----- STORED DATA
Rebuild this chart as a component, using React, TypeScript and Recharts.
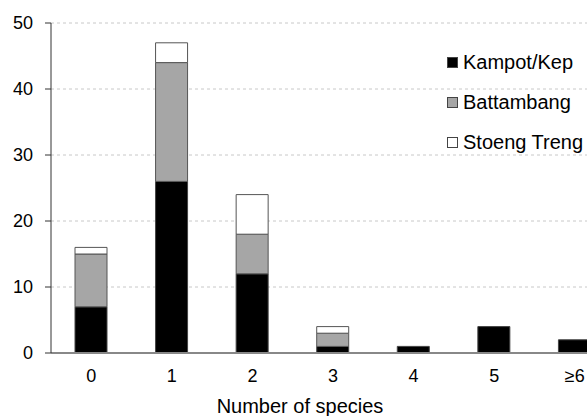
import React from "react";
import { BarChart, Bar, XAxis, YAxis, CartesianGrid, Legend, Label } from "recharts";

const categories = ["0", "1", "2", "3", "4", "5", "≥6"];
const kampot = [7, 26, 12, 1, 1, 4, 2];
const battambang = [8, 18, 6, 2, 0, 0, 0];
const stoeng = [1, 3, 6, 1, 0, 0, 0];
const yTicks = [0, 10, 20, 30, 40, 50];

const seriesNames = ["Kampot/Kep", "Battambang", "Stoeng Treng"];
const seriesColors = ["#000000", "#a6a6a6", "#ffffff"];

const data = categories.map((c, i) => ({
  cat: c,
  k: kampot[i],
  b: battambang[i],
  s: stoeng[i],
}));

const FONT = "'Liberation Sans', Arial, sans-serif";

const LegendContent = () => {
  return (
    <div style={{ fontFamily: FONT }}>
      {seriesNames.map((name, i) => (
        <div key={i} style={{ display: "flex", alignItems: "center", height: 40 }}>
          <span
            style={{
              display: "inline-block",
              width: 9,
              height: 9,
              background: seriesColors[i],
              border: "1px solid #444",
              marginRight: 5,
            }}
          />
          <span style={{ fontSize: 20, color: "#000", whiteSpace: "nowrap" }}>{name}</span>
        </div>
      ))}
    </div>
  );
};

export default function App() {
  return (
    <div style={{ position: "absolute", left: 0, top: 0, width: 587, height: 416, overflow: "hidden", background: "#fff" }}>
      <BarChart
        width={630}
        height={416}
        data={data}
        margin={{ top: 23, right: 15, left: 0, bottom: 3 }}
        barSize={32}
      >
        <CartesianGrid vertical={false} stroke="#c8c8c8" strokeDasharray="3 3" />
        <XAxis
          dataKey="cat"
          height={60}
          tickLine={false}
          tickSize={0}
          tickMargin={16}
          axisLine={{ stroke: "#888888", strokeWidth: 2 }}
          tick={{ fill: "#000", fontSize: 18, fontFamily: FONT }}
          interval={0}
        >
          <Label
            value="Number of species"
            position="insideBottom"
            offset={0}
            dx={-33}
            style={{ fill: "#000", fontSize: 20, fontFamily: FONT }}
          />
        </XAxis>
        <YAxis
          width={51}
          domain={[0, 50]}
          ticks={yTicks}
          tickSize={6}
          tickMargin={12}
          axisLine={{ stroke: "#333" }}
          tickLine={{ stroke: "#333" }}
          tick={{ fill: "#000", fontSize: 18, fontFamily: FONT }}
        />
        <Legend
          layout="horizontal"
          verticalAlign="middle"
          align="center"
          wrapperStyle={{ left: 447, top: 42, width: 160 }}
          content={<LegendContent />}
        />
        <Bar dataKey="k" name={seriesNames[0]} stackId="a" fill={seriesColors[0]} stroke="#444" strokeWidth={1} isAnimationActive={false} />
        <Bar dataKey="b" name={seriesNames[1]} stackId="a" fill={seriesColors[1]} stroke="#555" strokeWidth={1} isAnimationActive={false} />
        <Bar dataKey="s" name={seriesNames[2]} stackId="a" fill={seriesColors[2]} stroke="#555" strokeWidth={1} isAnimationActive={false} />
      </BarChart>
    </div>
  );
}
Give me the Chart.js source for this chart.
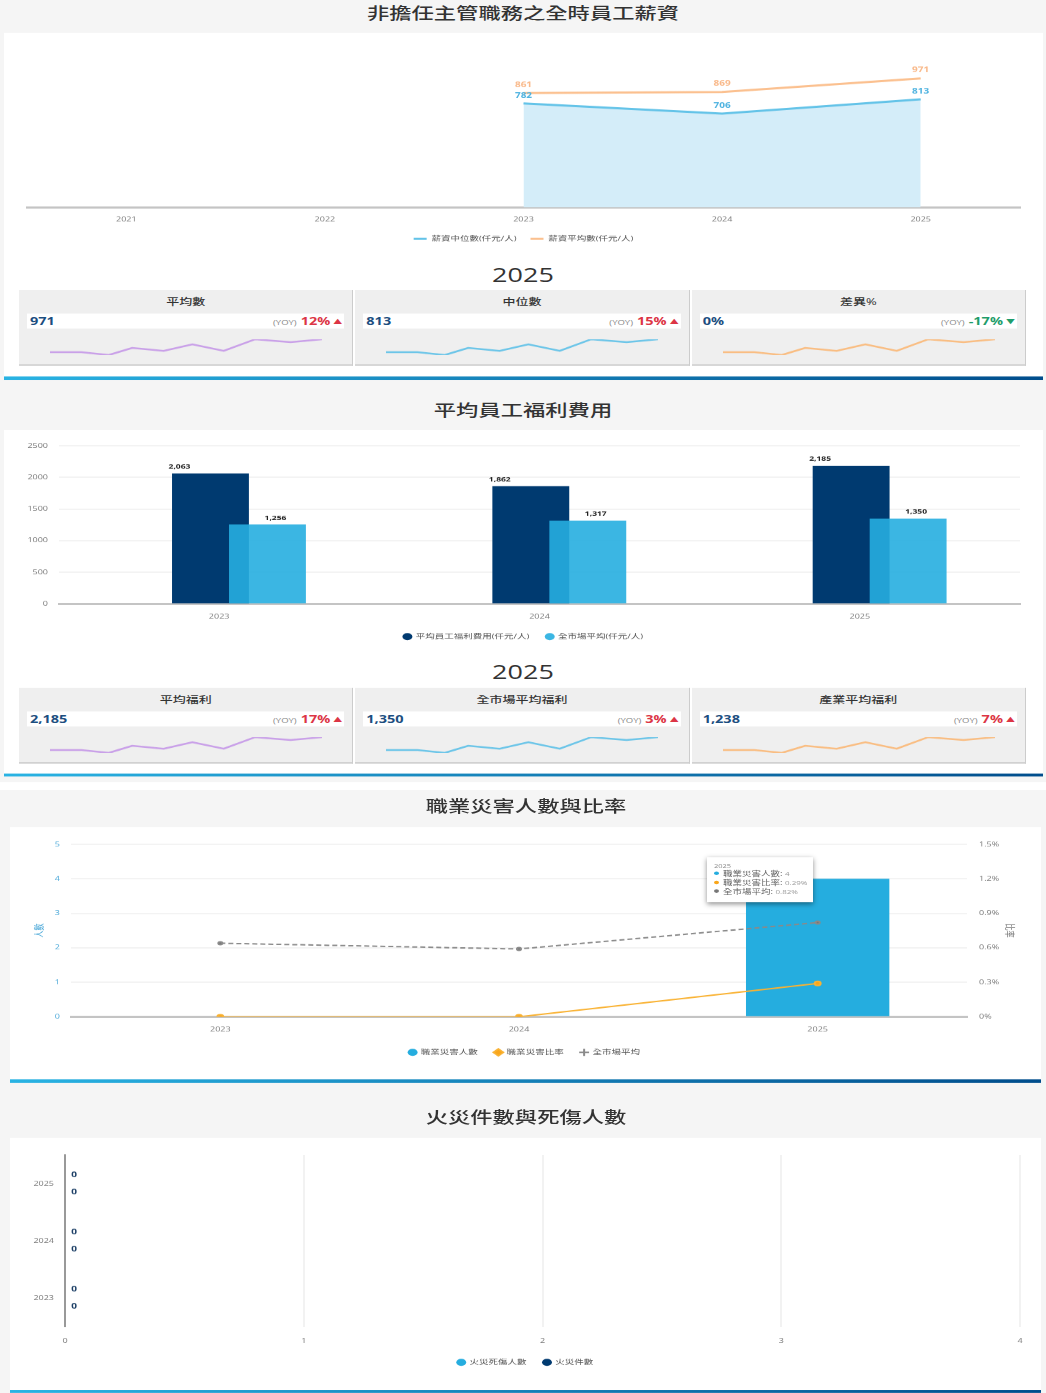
<!DOCTYPE html>
<html lang="zh-Hant">
<head>
<meta charset="utf-8">
<title>員工薪資與福利</title>
<script src="https://cdn.jsdelivr.net/npm/chart.js@4/dist/chart.umd.min.js"></script>
<style>
    html, body { margin: 0; padding: 0; width: 1046px; height: 1393px; overflow: hidden; background: #fff; }
    /* the page is laid out tall and squeezed vertically to the window height */
    #page {
        position: relative; width: 1046px; height: 1950px; background: #f5f5f5;
        transform: scale(1, 0.7143); transform-origin: 0 0;
        font-family: "Open Sans", "Noto Sans CJK TC", sans-serif; color: #333;
    }
    .panel, .rule, .gap, h2, .year, canvas.main, .cards, #tip { position: absolute; }
    .panel, .gap { background: #fff; }
    .rule { height: 5px; background: linear-gradient(90deg, #29b3e3, #004d8c); }
    h2 { left: 0; width: 1046px; margin: 0; text-align: center; font-size: 22.3px; line-height: 30px; font-weight: 500; }
    .year { left: 0; width: 1046px; text-align: center; font-size: 27px; line-height: 34px; }
    .cards { left: 19px; width: 1007px; height: 106px; display: flex; gap: 2px; }
    .card { position: relative; flex: 1; background: #efefef; border-bottom: 2px solid #ccc; border-right: 1px solid #ccc; box-sizing: border-box; }
    .card .name { text-align: center; font-size: 13px; font-weight: 500; line-height: 20px; margin-top: 6px; }
    .card .strip { position: absolute; left: 8px; right: 8px; top: 33px; height: 21px; background: #fff; line-height: 21px; }
    .card .value { position: absolute; left: 3px; font-size: 14.5px; font-weight: 700; color: #1c4e80; }
    .card .delta { position: absolute; right: 2px; font-size: 14.5px; font-weight: 700; white-space: nowrap; }
    .card .delta small { font-size: 9.5px; font-weight: 400; color: #888; margin-right: 4px; }
    .card .delta i { font-size: 9px; font-style: normal; margin-left: 3px; vertical-align: 1px; }
    .up { color: #dc3545; }
    .down { color: #1f9d6b; }
    .card canvas { position: absolute; left: 29px; top: 67px; }
    #tip {
        left: 707px; top: 1200px; width: 106px; height: 63px; box-sizing: border-box; padding: 7px 0 0 7px;
        background: #fff; box-shadow: 0 2px 6px rgba(0,0,0,.45); font-size: 9.5px; line-height: 12.5px; color: #666; white-space: nowrap;
    }
    #tip .head { font-size: 7.5px; line-height: 10px; color: #888; }
    #tip b { display: inline-block; width: 5px; height: 5px; border-radius: 50%; margin-right: 4px; vertical-align: 1px; }
    #tip span { font-size: 8px; color: #999; }
</style>
</head>
<body>
<div id="page">
    <h2 style="top:3px">非擔任主管職務之全時員工薪資</h2>
    <div class="panel" style="left:4px;top:46px;width:1039px;height:483px"></div>
    <canvas class="main" id="salaryChart" width="1039" height="303" style="left:4px;top:46px"></canvas>
    <div class="year" style="top:368px">2025</div>
    <div class="cards" id="salaryCards" style="top:406px"></div>
    <div class="rule" style="left:4px;top:527px;width:1039px"></div>

    <h2 style="top:559px">平均員工福利費用</h2>
    <div class="panel" style="left:4px;top:602px;width:1039px;height:482px"></div>
    <canvas class="main" id="welfareChart" width="1039" height="304" style="left:4px;top:602px"></canvas>
    <div class="year" style="top:924px">2025</div>
    <div class="cards" id="welfareCards" style="top:963px"></div>
    <div class="rule" style="left:4px;top:1083px;width:1039px;height:4px"></div>

    <div class="gap" style="left:0;top:1095px;width:1046px;height:11px"></div>
    <h2 style="top:1114px;left:3px">職業災害人數與比率</h2>
    <div class="panel" style="left:10px;top:1158px;width:1031px;height:354px"></div>
    <canvas class="main" id="injuryChart" width="1031" height="330" style="left:10px;top:1158px"></canvas>
    <div id="tip"></div>
    <div class="rule" style="left:10px;top:1511px;width:1031px"></div>

    <h2 style="top:1549px;left:3px">火災件數與死傷人數</h2>
    <div class="panel" style="left:10px;top:1593px;width:1031px;height:353px"></div>
    <canvas class="main" id="fireChart" width="1031" height="329" style="left:10px;top:1593px"></canvas>
    <div class="rule" style="left:10px;top:1946px;width:1031px;height:4px"></div>
</div>

<script>
// Salary chart data
const salaryYears = ['2021', '2022', '2023', '2024', '2025'];
const salaryMedian = [null, null, 782, 706, 813];
const salaryMean = [null, null, 861, 869, 971];

// KPI card data
const salaryCardNames = ['平均數', '中位數', '差異%'];
const salaryCardValues = ['971', '813', '0%'];
const salaryCardYoy = ['12%', '15%', '-17%'];
const welfareCardNames = ['平均福利', '全市場平均福利', '產業平均福利'];
const welfareCardValues = ['2,185', '1,350', '1,238'];
const welfareCardYoy = ['17%', '3%', '7%'];
const sparkPeriods = [0, 47, 88, 123, 170, 213, 260, 307, 360, 407];
const sparkTrend = [3.1, 3.1, 2, 4.7, 3.6, 6.1, 3.6, 8, 6.9, 8];
const sparkColors = ['#c9a0e8', '#6cc5e8', '#f9bd82'];

// Welfare chart data
const welfareYears = ['2023', '2024', '2025'];
const welfareAverage = [2063, 1862, 2185];
const welfareMarket = [1256, 1317, 1350];

// Occupational injury chart data
const injuryYears = ['2023', '2024', '2025'];
const injuryCounts = [0, 0, 4];
const injuryRates = [0, 0, 0.29];
const injuryMarketRates = [0.64, 0.59, 0.82];

// Fire chart data
const fireYears = ['2025', '2024', '2023'];
const fireCasualties = [0, 0, 0];
const fireCases = [0, 0, 0];

Chart.defaults.font.family = '"Open Sans", "Noto Sans CJK TC", sans-serif';
Chart.defaults.font.size = 9;
Chart.defaults.color = '#777';
Chart.defaults.animation = false;
Chart.defaults.plugins.tooltip.enabled = false;

const axisLine = { color: '#c4c4c4', width: 3 };
const legendLabels = {
    font: { size: 9.5 }, color: '#555', padding: 17, usePointStyle: true, boxWidth: 7, boxHeight: 7,
    sort: (a, b) => a.datasetIndex - b.datasetIndex
};

// Draws the value above each mark, style comes from options.plugins.valueLabels
const valueLabels = {
    id: 'valueLabels',
    afterDatasetsDraw(chart, args, opts) {
        const ctx = chart.ctx;
        ctx.save();
        ctx.textAlign = 'center';
        ctx.textBaseline = 'middle';
        chart.data.datasets.forEach((ds, i) => {
            const style = opts.styles[i];
            if (!style) return;
            ctx.font = 'bold ' + style.size + 'px ' + Chart.defaults.font.family;
            ctx.fillStyle = style.color;
            chart.getDatasetMeta(i).data.forEach((el, j) => {
                if (ds.data[j] === null) return;
                ctx.fillText(ds.data[j].toLocaleString('en-US'), el.x + style.dx, el.y + style.dy);
            });
        });
        ctx.restore();
    }
};

// The reference overlaps its bar pairs and draws them right of the category label
const shiftBars = {
    id: 'shiftBars',
    afterDatasetsUpdate(chart, args, opts) {
        chart.data.datasets.forEach((ds, i) => {
            chart.getDatasetMeta(i).data.forEach(el => { el.x += opts.offsets[i]; });
        });
    }
};

function buildCards(containerId, names, values, yoy) {
    const container = document.getElementById(containerId);
    names.forEach((name, i) => {
        const falling = yoy[i].startsWith('-');
        const card = document.createElement('div');
        card.className = 'card';
        card.innerHTML = `
            <div class="name">${name}</div>
            <div class="strip">
                <span class="value">${values[i]}</span>
                <span class="delta ${falling ? 'down' : 'up'}"><small>(YOY)</small>${yoy[i]}<i>${falling ? '▼' : '▲'}</i></span>
            </div>
            <canvas width="276" height="26"></canvas>
        `;
        container.appendChild(card);
        new Chart(card.querySelector('canvas'), {
            type: 'line',
            data: {
                datasets: [{
                    data: sparkTrend.map((v, k) => ({ x: sparkPeriods[k], y: v })),
                    borderColor: sparkColors[i], borderWidth: 2.5, pointRadius: 0, tension: 0
                }]
            },
            options: {
                responsive: false,
                layout: { padding: 2 },
                plugins: { legend: { display: false } },
                scales: {
                    x: { type: 'linear', display: false, min: 0, max: 407 },
                    y: { display: false, min: 2, max: 8 }
                }
            }
        });
    });
}

// Salary line chart
new Chart(document.getElementById('salaryChart'), {
    type: 'line',
    data: {
        labels: salaryYears,
        datasets: [
            { label: '薪資中位數(仟元/人)', data: salaryMedian, borderColor: '#63c3e8', backgroundColor: '#d4edf9', borderWidth: 3, fill: 'origin', pointRadius: 0, tension: 0, pointStyle: 'line' },
            { label: '薪資平均數(仟元/人)', data: salaryMean, borderColor: '#fbc08f', backgroundColor: '#fbc08f', borderWidth: 3, pointRadius: 0, tension: 0, pointStyle: 'line' }
        ]
    },
    options: {
        responsive: false,
        layout: { padding: { left: 23, right: 23, top: 21 } },
        plugins: {
            legend: { position: 'bottom', labels: { ...legendLabels, padding: 14, boxWidth: 13, pointStyleWidth: 13 } },
            valueLabels: { styles: [
                { size: 10, color: '#4fb3e0', dx: 0, dy: -11 },
                { size: 10, color: '#f9b98a', dx: 0, dy: -11 }
            ] }
        },
        scales: {
            x: {
                offset: true,
                grid: { display: false },
                border: axisLine,
                ticks: { padding: 4 },
                afterFit(scale) { scale.height = 25; }
            },
            y: { display: false, min: 0, max: 1200 }
        }
    },
    plugins: [valueLabels]
});

// Welfare bar chart, the lower order is painted on top
new Chart(document.getElementById('welfareChart'), {
    type: 'bar',
    data: {
        labels: welfareYears,
        datasets: [
            { label: '平均員工福利費用(仟元/人)', data: welfareAverage, backgroundColor: '#003a70', grouped: false, order: 2, categoryPercentage: 0.3, barPercentage: 0.8, pointStyle: 'circle' },
            { label: '全市場平均(仟元/人)', data: welfareMarket, backgroundColor: 'rgba(38,174,224,0.9)', grouped: false, order: 1, categoryPercentage: 0.3, barPercentage: 0.8, pointStyle: 'circle' }
        ]
    },
    options: {
        responsive: false,
        layout: { padding: { left: 23, right: 23, top: 22 } },
        plugins: {
            legend: { position: 'bottom', labels: legendLabels },
            shiftBars: { offsets: [-8.7, 48.3] },
            valueLabels: { styles: [
                { size: 8.5, color: '#222', dx: -31, dy: -9 },
                { size: 8.5, color: '#222', dx: 8, dy: -9 }
            ] }
        },
        scales: {
            x: {
                grid: { display: false },
                border: axisLine,
                ticks: { padding: 5 },
                afterFit(scale) { scale.height = 24; }
            },
            y: {
                min: 0, max: 2500,
                grid: { color: '#f3f3f3', lineWidth: 2, drawTicks: false },
                border: { display: false },
                ticks: { stepSize: 500, padding: 11, callback: v => String(v) },
                afterFit(scale) { scale.width = 32; }
            }
        }
    },
    plugins: [valueLabels, shiftBars]
});

// Occupational injury combo chart
const injuryLegendStyles = ['circle', 'rectRot', 'cross'];
new Chart(document.getElementById('injuryChart'), {
    type: 'bar',
    data: {
        labels: injuryYears,
        datasets: [
            { type: 'bar', label: '職業災害人數', data: injuryCounts, backgroundColor: '#25addf', borderColor: '#25addf', yAxisID: 'y', order: 3, barPercentage: 0.6, categoryPercentage: 0.8 },
            { type: 'line', label: '職業災害比率', data: injuryRates, borderColor: '#f9b233', backgroundColor: '#f9a61a', borderWidth: 2, pointRadius: 3, yAxisID: 'y1', order: 1, tension: 0 },
            { type: 'line', label: '全市場平均', data: injuryMarketRates, borderColor: '#8a8a8a', backgroundColor: '#777', borderWidth: 2, borderDash: [5, 3], pointRadius: 2, yAxisID: 'y1', order: 2, tension: 0 }
        ]
    },
    options: {
        responsive: false,
        layout: { padding: { left: 20, right: 22, top: 24 } },
        plugins: {
            legend: {
                position: 'bottom',
                labels: {
                    ...legendLabels,
                    generateLabels(chart) {
                        const items = Chart.defaults.plugins.legend.labels.generateLabels(chart);
                        items.forEach(item => {
                            item.pointStyle = injuryLegendStyles[item.datasetIndex];
                            item.lineDash = [];
                        });
                        return items;
                    }
                }
            }
        },
        scales: {
            x: {
                grid: { display: false },
                border: axisLine,
                ticks: { padding: 5 },
                afterFit(scale) { scale.height = 28; }
            },
            y: {
                position: 'left', min: 0, max: 5,
                title: { display: true, text: '人數', color: '#4aa8d8', font: { size: 10 } },
                grid: { color: '#f3f3f3', lineWidth: 2, drawTicks: false },
                border: { display: false },
                ticks: { stepSize: 1, color: '#4aa8d8', padding: 11 },
                afterFit(scale) { scale.width = 41; }
            },
            y1: {
                position: 'right', min: 0, max: 1.5,
                title: { display: true, text: '比率', color: '#777', font: { size: 10 } },
                grid: { display: false },
                border: { display: false },
                ticks: { stepSize: 0.3, padding: 4, callback: v => +v.toFixed(1) + '%' },
                afterFit(scale) { scale.width = 52; }
            }
        }
    }
});

// Tooltip shown for the last year in the reference
const lastInjury = injuryYears.length - 1;
document.getElementById('tip').innerHTML = `
    <div class="head">${injuryYears[lastInjury]}</div>
    <div><b style="background:#25addf"></b>職業災害人數: <span>${injuryCounts[lastInjury]}</span></div>
    <div><b style="background:#f9a61a"></b>職業災害比率: <span>${injuryRates[lastInjury]}%</span></div>
    <div><b style="background:#777"></b>全市場平均: <span>${injuryMarketRates[lastInjury]}%</span></div>
`;

// Fire horizontal bar chart
new Chart(document.getElementById('fireChart'), {
    type: 'bar',
    data: {
        labels: fireYears,
        datasets: [
            { label: '火災死傷人數', data: fireCasualties, backgroundColor: '#25addf', categoryPercentage: 0.6, pointStyle: 'circle' },
            { label: '火災件數', data: fireCases, backgroundColor: '#003a70', categoryPercentage: 0.6, pointStyle: 'circle' }
        ]
    },
    options: {
        indexAxis: 'y',
        responsive: false,
        layout: { padding: { left: 21, right: 21, top: 24 } },
        plugins: {
            legend: { position: 'bottom', labels: legendLabels },
            valueLabels: { styles: [
                { size: 10, color: '#1c3f66', dx: 9, dy: 0 },
                { size: 10, color: '#1c3f66', dx: 9, dy: 0 }
            ] }
        },
        scales: {
            x: {
                min: 0, max: 4,
                grid: { color: '#f2f2f2', lineWidth: 2, drawTicks: false },
                border: { display: false },
                ticks: { stepSize: 1, padding: 15 },
                afterFit(scale) { scale.height = 28; }
            },
            y: {
                grid: { display: false },
                border: { color: '#999', width: 2 },
                ticks: { padding: 3 },
                afterFit(scale) { scale.width = 34; }
            }
        }
    },
    plugins: [valueLabels]
});

buildCards('salaryCards', salaryCardNames, salaryCardValues, salaryCardYoy);
buildCards('welfareCards', welfareCardNames, welfareCardValues, welfareCardYoy);
</script>
</body>
</html>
----------
- THE PROBLEM
Check each line above for "this" and return the ones that have it.

- ANSWER
Rebuild this chart as a component, using React, TypeScript and Recharts.
Give me the Chart.js source for this chart.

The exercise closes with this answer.